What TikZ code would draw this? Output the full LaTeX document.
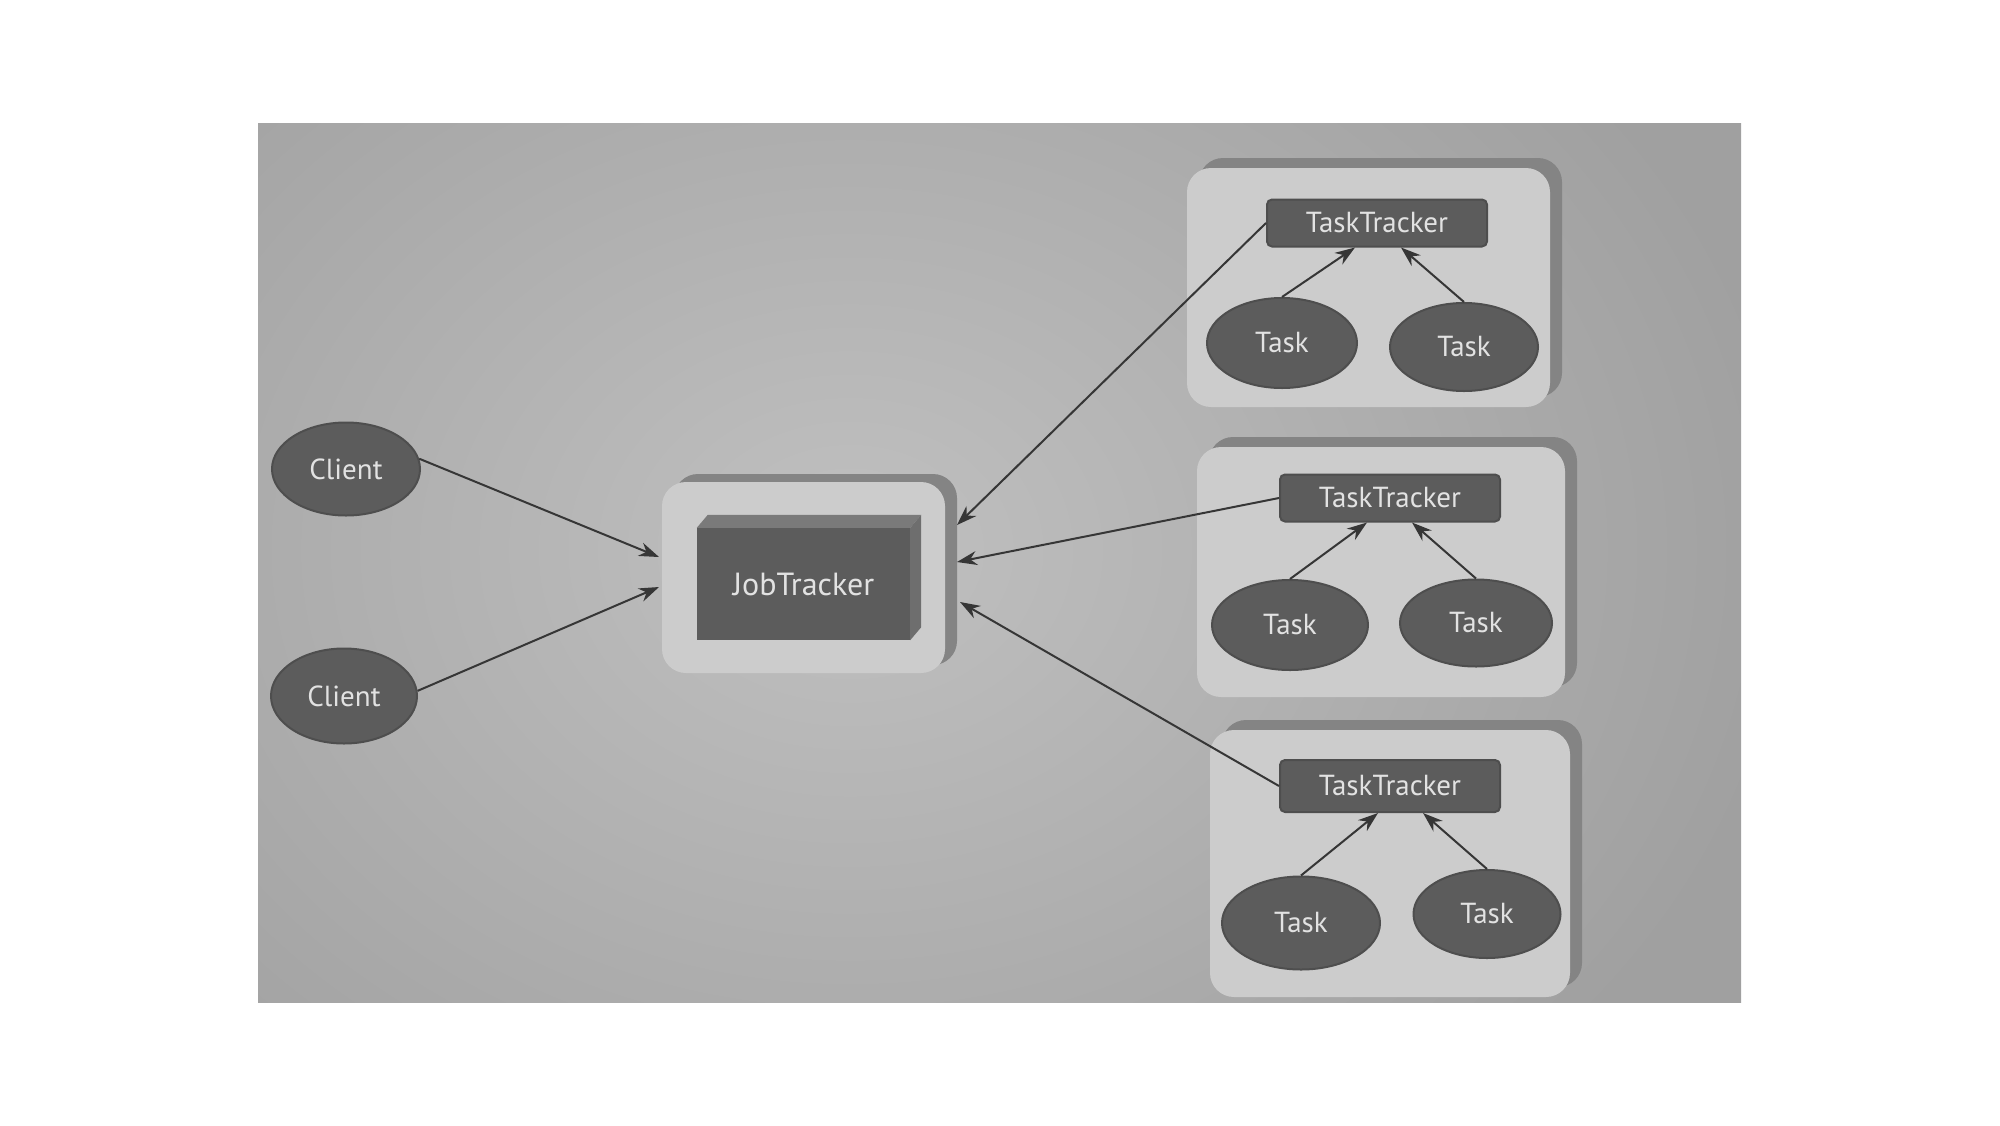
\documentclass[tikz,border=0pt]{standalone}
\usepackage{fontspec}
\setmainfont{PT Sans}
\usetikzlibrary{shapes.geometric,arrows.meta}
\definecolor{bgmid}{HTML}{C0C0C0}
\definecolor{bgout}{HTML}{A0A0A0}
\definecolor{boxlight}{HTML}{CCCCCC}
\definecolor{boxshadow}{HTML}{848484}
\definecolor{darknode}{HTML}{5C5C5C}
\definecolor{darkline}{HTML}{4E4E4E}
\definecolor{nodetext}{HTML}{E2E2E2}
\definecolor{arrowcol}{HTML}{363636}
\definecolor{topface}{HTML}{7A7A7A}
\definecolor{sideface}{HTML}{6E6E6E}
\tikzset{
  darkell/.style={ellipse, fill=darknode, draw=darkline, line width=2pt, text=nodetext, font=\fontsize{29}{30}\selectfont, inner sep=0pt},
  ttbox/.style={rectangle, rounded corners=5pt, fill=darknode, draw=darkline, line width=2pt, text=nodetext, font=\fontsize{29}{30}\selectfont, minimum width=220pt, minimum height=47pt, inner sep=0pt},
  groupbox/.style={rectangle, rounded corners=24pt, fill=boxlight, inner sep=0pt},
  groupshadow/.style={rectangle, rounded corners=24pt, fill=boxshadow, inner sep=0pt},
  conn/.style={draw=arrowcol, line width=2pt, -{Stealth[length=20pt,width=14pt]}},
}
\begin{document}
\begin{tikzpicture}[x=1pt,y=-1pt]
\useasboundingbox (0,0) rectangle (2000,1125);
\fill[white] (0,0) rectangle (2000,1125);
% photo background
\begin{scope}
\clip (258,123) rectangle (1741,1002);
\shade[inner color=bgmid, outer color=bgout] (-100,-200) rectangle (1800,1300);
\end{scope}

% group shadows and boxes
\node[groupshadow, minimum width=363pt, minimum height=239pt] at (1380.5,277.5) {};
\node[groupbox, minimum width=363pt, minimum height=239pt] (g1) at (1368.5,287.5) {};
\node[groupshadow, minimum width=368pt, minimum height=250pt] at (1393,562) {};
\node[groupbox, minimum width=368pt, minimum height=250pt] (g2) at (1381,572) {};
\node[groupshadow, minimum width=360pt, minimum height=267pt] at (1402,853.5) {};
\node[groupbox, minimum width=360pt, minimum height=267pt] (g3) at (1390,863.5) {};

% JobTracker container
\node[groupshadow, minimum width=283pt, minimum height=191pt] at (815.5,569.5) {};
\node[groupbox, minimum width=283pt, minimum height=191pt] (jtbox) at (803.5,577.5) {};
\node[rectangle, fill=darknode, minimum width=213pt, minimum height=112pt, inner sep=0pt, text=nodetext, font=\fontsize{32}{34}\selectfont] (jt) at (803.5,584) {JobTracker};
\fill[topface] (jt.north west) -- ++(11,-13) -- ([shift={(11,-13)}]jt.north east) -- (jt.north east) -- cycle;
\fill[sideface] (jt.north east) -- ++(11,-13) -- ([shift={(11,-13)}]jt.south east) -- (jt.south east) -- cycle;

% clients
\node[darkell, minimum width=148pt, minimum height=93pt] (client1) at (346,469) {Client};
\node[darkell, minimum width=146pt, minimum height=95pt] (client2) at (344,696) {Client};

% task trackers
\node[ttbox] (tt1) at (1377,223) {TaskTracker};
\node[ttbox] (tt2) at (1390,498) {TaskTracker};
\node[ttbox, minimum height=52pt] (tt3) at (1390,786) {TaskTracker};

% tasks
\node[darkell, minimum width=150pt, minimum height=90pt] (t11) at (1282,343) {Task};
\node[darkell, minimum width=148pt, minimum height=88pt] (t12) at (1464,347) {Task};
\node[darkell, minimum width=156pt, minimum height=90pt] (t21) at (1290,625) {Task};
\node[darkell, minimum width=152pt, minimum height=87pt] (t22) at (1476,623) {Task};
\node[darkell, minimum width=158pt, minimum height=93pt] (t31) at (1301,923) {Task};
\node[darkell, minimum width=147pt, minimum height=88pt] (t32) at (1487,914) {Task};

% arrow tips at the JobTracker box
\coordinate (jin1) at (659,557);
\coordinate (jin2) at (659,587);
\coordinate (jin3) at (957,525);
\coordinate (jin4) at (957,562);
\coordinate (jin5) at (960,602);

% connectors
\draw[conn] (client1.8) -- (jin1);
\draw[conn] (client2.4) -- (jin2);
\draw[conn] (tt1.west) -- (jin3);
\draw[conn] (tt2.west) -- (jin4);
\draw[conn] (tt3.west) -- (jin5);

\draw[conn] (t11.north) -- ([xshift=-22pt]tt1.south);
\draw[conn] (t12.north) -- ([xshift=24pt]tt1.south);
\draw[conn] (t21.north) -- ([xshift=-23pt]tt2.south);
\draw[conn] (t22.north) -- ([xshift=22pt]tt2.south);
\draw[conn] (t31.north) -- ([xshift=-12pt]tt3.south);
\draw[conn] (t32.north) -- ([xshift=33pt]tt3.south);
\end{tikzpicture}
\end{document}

#### [PROBLEM STATEMENT]
Give an exact copy of the material, leaving out every picture.

#### [ANSWER FOR THIS EXERCISE]
What TikZ code would draw this? Output the full LaTeX document.
\documentclass[tikz,border=0pt]{standalone}
\usepackage{fontspec}
\setmainfont{PT Sans}
\usetikzlibrary{shapes.geometric,arrows.meta}
\definecolor{bgmid}{HTML}{C0C0C0}
\definecolor{bgout}{HTML}{A0A0A0}
\definecolor{boxlight}{HTML}{CCCCCC}
\definecolor{boxshadow}{HTML}{848484}
\definecolor{darknode}{HTML}{5C5C5C}
\definecolor{darkline}{HTML}{4E4E4E}
\definecolor{nodetext}{HTML}{E2E2E2}
\definecolor{arrowcol}{HTML}{363636}
\definecolor{topface}{HTML}{7A7A7A}
\definecolor{sideface}{HTML}{6E6E6E}
\tikzset{
  darkell/.style={ellipse, fill=darknode, draw=darkline, line width=2pt, text=nodetext, font=\fontsize{29}{30}\selectfont, inner sep=0pt},
  ttbox/.style={rectangle, rounded corners=5pt, fill=darknode, draw=darkline, line width=2pt, text=nodetext, font=\fontsize{29}{30}\selectfont, minimum width=220pt, minimum height=47pt, inner sep=0pt},
  groupbox/.style={rectangle, rounded corners=24pt, fill=boxlight, inner sep=0pt},
  groupshadow/.style={rectangle, rounded corners=24pt, fill=boxshadow, inner sep=0pt},
  conn/.style={draw=arrowcol, line width=2pt, -{Stealth[length=20pt,width=14pt]}},
}
\begin{document}
\begin{tikzpicture}[x=1pt,y=-1pt]
\useasboundingbox (0,0) rectangle (2000,1125);
\fill[white] (0,0) rectangle (2000,1125);
% photo background
\begin{scope}
\clip (258,123) rectangle (1741,1002);
\shade[inner color=bgmid, outer color=bgout] (-100,-200) rectangle (1800,1300);
\end{scope}

% group shadows and boxes
\node[groupshadow, minimum width=363pt, minimum height=239pt] at (1380.5,277.5) {};
\node[groupbox, minimum width=363pt, minimum height=239pt] (g1) at (1368.5,287.5) {};
\node[groupshadow, minimum width=368pt, minimum height=250pt] at (1393,562) {};
\node[groupbox, minimum width=368pt, minimum height=250pt] (g2) at (1381,572) {};
\node[groupshadow, minimum width=360pt, minimum height=267pt] at (1402,853.5) {};
\node[groupbox, minimum width=360pt, minimum height=267pt] (g3) at (1390,863.5) {};

% JobTracker container
\node[groupshadow, minimum width=283pt, minimum height=191pt] at (815.5,569.5) {};
\node[groupbox, minimum width=283pt, minimum height=191pt] (jtbox) at (803.5,577.5) {};
\node[rectangle, fill=darknode, minimum width=213pt, minimum height=112pt, inner sep=0pt, text=nodetext, font=\fontsize{32}{34}\selectfont] (jt) at (803.5,584) {JobTracker};
\fill[topface] (jt.north west) -- ++(11,-13) -- ([shift={(11,-13)}]jt.north east) -- (jt.north east) -- cycle;
\fill[sideface] (jt.north east) -- ++(11,-13) -- ([shift={(11,-13)}]jt.south east) -- (jt.south east) -- cycle;

% clients
\node[darkell, minimum width=148pt, minimum height=93pt] (client1) at (346,469) {Client};
\node[darkell, minimum width=146pt, minimum height=95pt] (client2) at (344,696) {Client};

% task trackers
\node[ttbox] (tt1) at (1377,223) {TaskTracker};
\node[ttbox] (tt2) at (1390,498) {TaskTracker};
\node[ttbox, minimum height=52pt] (tt3) at (1390,786) {TaskTracker};

% tasks
\node[darkell, minimum width=150pt, minimum height=90pt] (t11) at (1282,343) {Task};
\node[darkell, minimum width=148pt, minimum height=88pt] (t12) at (1464,347) {Task};
\node[darkell, minimum width=156pt, minimum height=90pt] (t21) at (1290,625) {Task};
\node[darkell, minimum width=152pt, minimum height=87pt] (t22) at (1476,623) {Task};
\node[darkell, minimum width=158pt, minimum height=93pt] (t31) at (1301,923) {Task};
\node[darkell, minimum width=147pt, minimum height=88pt] (t32) at (1487,914) {Task};

% arrow tips at the JobTracker box
\coordinate (jin1) at (659,557);
\coordinate (jin2) at (659,587);
\coordinate (jin3) at (957,525);
\coordinate (jin4) at (957,562);
\coordinate (jin5) at (960,602);

% connectors
\draw[conn] (client1.8) -- (jin1);
\draw[conn] (client2.4) -- (jin2);
\draw[conn] (tt1.west) -- (jin3);
\draw[conn] (tt2.west) -- (jin4);
\draw[conn] (tt3.west) -- (jin5);

\draw[conn] (t11.north) -- ([xshift=-22pt]tt1.south);
\draw[conn] (t12.north) -- ([xshift=24pt]tt1.south);
\draw[conn] (t21.north) -- ([xshift=-23pt]tt2.south);
\draw[conn] (t22.north) -- ([xshift=22pt]tt2.south);
\draw[conn] (t31.north) -- ([xshift=-12pt]tt3.south);
\draw[conn] (t32.north) -- ([xshift=33pt]tt3.south);
\end{tikzpicture}
\end{document}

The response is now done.